10. Kiss the Blood Off My Hands (Norman Foster, 1948) Enthralling opening, via Russell Metty. Psychologically complex noir with a touching love story at the center.

11. The Strange Affair of Uncle Harry (Robert Siodmak, 1945) Unlike James Agee in his review, the Siren was excited to see a movie about incest that made it past the censors, especially with Siodmak directing. Geraldine Fitzgerald rules and George Sanders is almost as good as in This Land Is Mine.

12. Born to Be Bad (Nicholas Ray, 1950) The Siren is convinced Nicholas Ray loved that staircase as much as the actors.

13. Man's Castle (Frank Borzage, 1933) Only Borzage could take a beautiful young girl’s love for a cruel, selfish jerk and make the Siren root for the girl to get her man.



14. Girls About Town (George Cukor, 1931) Kay Francis is lovely, but it’s Lilyan Tashman’s show, all the way.

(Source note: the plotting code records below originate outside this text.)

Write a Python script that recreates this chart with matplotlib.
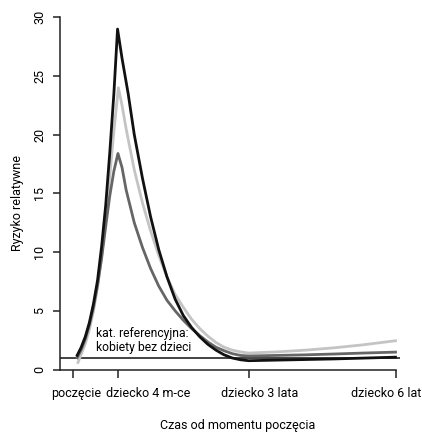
import matplotlib
matplotlib.use('Agg')
import matplotlib.pyplot as plt

plt.rcParams['font.family'] = ['Roboto', 'DejaVu Sans']

# odczytane wartości (czas w jednostkach osi, ryzyko relatywne)
x_czarna = [1, 2, 3, 4, 5, 6, 7, 8, 9, 10, 10.9, 12, 13.5, 15, 17, 19, 21, 23, 25, 27, 29, 31, 33, 35, 37, 39, 41, 43, 50, 57, 64, 71, 79]
y_czarna = [1.2, 1.9, 2.8, 4.0, 5.6, 7.6, 10.5, 14.0, 18.5, 23.5, 29.0, 26.5, 23.5, 20.0, 16.3, 13.0, 10.2, 7.9, 6.0, 4.6, 3.6, 2.8, 2.15, 1.65, 1.25, 0.98, 0.83, 0.75, 0.8, 0.85, 0.9, 0.97, 1.05]

x_jasna = [1.2, 2, 3, 4, 5, 6, 7, 8, 9, 10, 11.1, 12, 13, 15, 17, 19, 21, 23, 25, 27, 29, 31, 33, 35, 37, 39, 41, 43, 50, 57, 64, 71, 79]
y_jasna = [0.6, 1.3, 2.2, 3.4, 5.0, 7.0, 9.6, 12.8, 16.5, 20.3, 24.0, 22.5, 20.5, 17.0, 14.2, 11.8, 9.7, 7.9, 6.4, 5.3, 4.3, 3.5, 2.85, 2.3, 1.9, 1.65, 1.5, 1.4, 1.5, 1.65, 1.85, 2.1, 2.45]

x_ciemna = [1, 2, 3, 4, 5, 6, 7, 8, 9, 10, 11, 12, 13, 15, 17, 19, 21, 23, 25, 27, 29, 31, 33, 35, 37, 39, 41, 43, 50, 57, 64, 71, 79]
y_ciemna = [1.0, 1.7, 2.6, 3.8, 5.3, 7.2, 9.5, 12.2, 14.8, 16.9, 18.4, 17.2, 15.3, 12.5, 10.4, 8.6, 7.1, 5.9, 5.0, 4.2, 3.5, 2.9, 2.35, 1.9, 1.6, 1.35, 1.2, 1.15, 1.2, 1.25, 1.32, 1.4, 1.48]

ticki_x = [0, 11, 43, 79]
etykiety_x = ['poczęcie', 'dziecko 4 m-ce', 'dziecko 3 lata', 'dziecko 6 lat']
pozycje_etykiet_x = [0.7, 18.5, 45.6, 76.7]
ticki_y = [0, 5, 10, 15, 20, 25, 30]

fs = 9

fig = plt.figure(figsize=(4.22, 4.32), dpi=100)
ax = fig.add_axes([60 / 422, 62.5 / 432, 340 / 422, 352.2 / 432])

ax.axhline(1, color='#222222', lw=1.2)
ax.plot(x_jasna, y_jasna, color='#c4c4c4', lw=2)
ax.plot(x_ciemna, y_ciemna, color='#666666', lw=2)
ax.plot(x_czarna, y_czarna, color='#111111', lw=2)

ax.text(5.7, 1.3, 'kat. referencyjna:\nkobiety bez dzieci', fontsize=8.7,
        ha='left', va='bottom', linespacing=1.15)

ax.set_xlim(-3.2, 80.1)
ax.set_ylim(0, 30)

for s in ['top', 'right']:
    ax.spines[s].set_visible(False)
ax.spines['left'].set_bounds(0, 30)
ax.spines['bottom'].set_bounds(-3.2, 79)
for s in ['left', 'bottom']:
    ax.spines[s].set_linewidth(1.1)
    ax.spines[s].set_color('#222222')

ax.set_xticks(ticki_x)
ax.set_xticklabels([])
for xp, lab in zip(pozycje_etykiet_x, etykiety_x):
    ax.text(xp, -0.068, lab, transform=ax.get_xaxis_transform(), fontsize=fs,
            ha='center', va='center')
ax.set_yticks(ticki_y)
ax.set_yticklabels([str(v) for v in ticki_y], fontsize=fs, rotation=90, va='center')
ax.tick_params(axis='x', length=6, width=1.1, color='#222222')
ax.tick_params(axis='y', length=5, width=1.1, pad=5, color='#222222')

fig.text(238 / 422, 1 - 425 / 432, 'Czas od momentu poczęcia', fontsize=fs,
         ha='center', va='center')
fig.text(18 / 422, 1 - 203 / 432, 'Ryzyko relatywne', fontsize=fs,
         ha='center', va='center', rotation=90)

fig.savefig('out.png', dpi=100)
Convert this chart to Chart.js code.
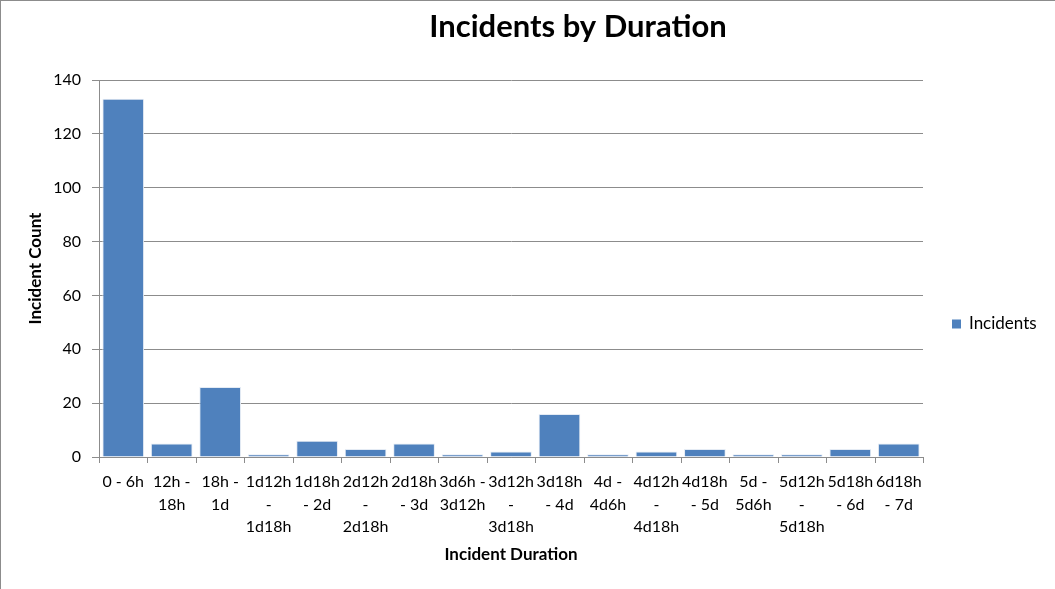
<!DOCTYPE html>
<html>
<head>
<meta charset="utf-8">
<script src="https://cdn.jsdelivr.net/npm/chart.js@4"></script>
<style>
  html, body { margin: 0; padding: 0; background: #fff; }
  #wrap { position: relative; width: 1055px; height: 589px; box-sizing: border-box; border-left: 1px solid #8c8c8c; border-top: 1px solid #8c8c8c; }
  canvas { display: block; }
</style>
</head>
<body>
<div id="wrap"><canvas id="chart" width="1054" height="588"></canvas></div>
<script>
// Duration buckets (wrapped like the original axis labels)
const durationLabels = [
    ['0 - 6h'], ['12h -', '18h'], ['18h -', '1d'], ['1d12h', '-', '1d18h'],
    ['1d18h', '- 2d'], ['2d12h', '-', '2d18h'], ['2d18h', '- 3d'], ['3d6h -', '3d12h'],
    ['3d12h', '-', '3d18h'], ['3d18h', '- 4d'], ['4d -', '4d6h'], ['4d12h', '-', '4d18h'],
    ['4d18h', '- 5d'], ['5d -', '5d6h'], ['5d12h', '-', '5d18h'], ['5d18h', '- 6d'], ['6d18h', '- 7d']
];
const incidentCounts = [133, 5, 26, 1, 6, 3, 5, 1, 2, 16, 1, 2, 3, 1, 1, 3, 5];
const yTicks = [0, 20, 40, 60, 80, 100, 120, 140];
const chartTitle = 'Incidents by Duration';

const FONT = 'Lato, "Open Sans", sans-serif';
const GRID = '#8c8c8c';

const ctx = document.getElementById('chart').getContext('2d');
new Chart(ctx, {
    type: 'bar',
    data: {
        labels: durationLabels,
        datasets: [{
            label: 'Incidents',
            data: incidentCounts,
            backgroundColor: '#4f81bd',
            borderColor: '#e4ebf4',
            borderWidth: 1,
            categoryPercentage: 1.0,
            barPercentage: 0.86
        }]
    },
    options: {
        responsive: false,
        animation: false,
        maintainAspectRatio: false,
        // top space holds the title, right space holds the legend
        layout: { padding: { top: 79, left: 0, right: 132, bottom: 0 } },
        scales: {
            x: {
                afterFit: axis => { axis.height = 132; },
                grid: { display: false, drawTicks: false, color: GRID, offset: true },
                border: { color: GRID },
                ticks: { color: '#000', font: { family: FONT, size: 16, lineHeight: 1.4 }, maxRotation: 0, minRotation: 0, autoSkip: false, padding: 14 },
                title: { display: true, text: 'Incident Duration', color: '#000', font: { family: FONT, size: 17, weight: 'bold' }, padding: { top: 24, bottom: 24 } }
            },
            y: {
                min: 0,
                max: 140,
                afterFit: axis => { axis.width = 98; },
                afterBuildTicks: axis => { axis.ticks = yTicks.map(v => ({ value: v })); },
                grid: { color: GRID, lineWidth: 1, tickLength: 7 },
                border: { color: GRID },
                ticks: { color: '#000', font: { family: FONT, size: 16 }, padding: 11 },
                title: { display: true, text: 'Incident Count', color: '#000', font: { family: FONT, size: 17, weight: 'bold' }, padding: { top: 24, bottom: 24 } }
            }
        },
        plugins: {
            title: { display: false },
            legend: { display: false },
            tooltip: { enabled: false }
        }
    },
    plugins: [{
        id: 'excelExtras',
        afterDraw(chart) {
            const x = chart.scales.x, c = chart.ctx;
            const n = chart.data.labels.length;
            const step = (x.right - x.left) / n;
            c.save();
            // category boundary tick marks under the x axis
            c.strokeStyle = GRID;
            c.lineWidth = 1;
            c.beginPath();
            for (let i = 0; i <= n; i++) {
                const px = Math.round(x.left + i * step) + 0.5;
                c.moveTo(px, x.top);
                c.lineTo(px, x.top + 6);
            }
            c.stroke();
            // title, placed like Excel does (off-centre to the right)
            c.fillStyle = '#000';
            c.font = 'bold 31px ' + FONT;
            c.textAlign = 'center';
            c.textBaseline = 'middle';
            c.fillText(chartTitle, 577, 26);
            // legend on the right
            const ds = chart.data.datasets[0];
            const lx = chart.chartArea.right + 29, ly = 323;
            c.fillStyle = ds.backgroundColor;
            c.fillRect(lx, ly - 4.5, 9, 9);
            c.fillStyle = '#000';
            c.font = '17px ' + FONT;
            c.textAlign = 'left';
            c.fillText(ds.label, lx + 17, ly);
            c.restore();
        }
    }]
});
</script>
</body>
</html>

Chalk this one up for the sisterhood.

15. Roughly Speaking (Michael Curtiz, 1945) Failure can be as loving a bond for a couple as time or triumph.

16. The Strip (László Kardos, 1951) Louis Armstrong, Jack Teagarden and some fantastic jazz-club ambience. And Mickey Rooney is completely at home in it.

17. Lady on a Train (Charles David, 1945) A film to make tough-talking young critics (looking at you, Simon Abrams) clear their throats and say, “Yeah, it’s really cute.”



18. The Sleeping Tiger (Joseph Losey credited as Victor Hanbury, 1954) Losey always strikes the Siren as gall-and-wormwood bitter, and here that's perfect. Alexis Smith vibrates with suppressed sex and rage, as does Dirk Bogarde.

19. Hallelujah I'm a Bum (Lewis Milestone, 1933) The movie that finally made the Siren see what others see in Al Jolson.

20. Moss Rose (Gregory Ratoff, 1947). More Victorian atmosphere, with Peggy Cummins, Ethel Barrymore and above all Vincent Price.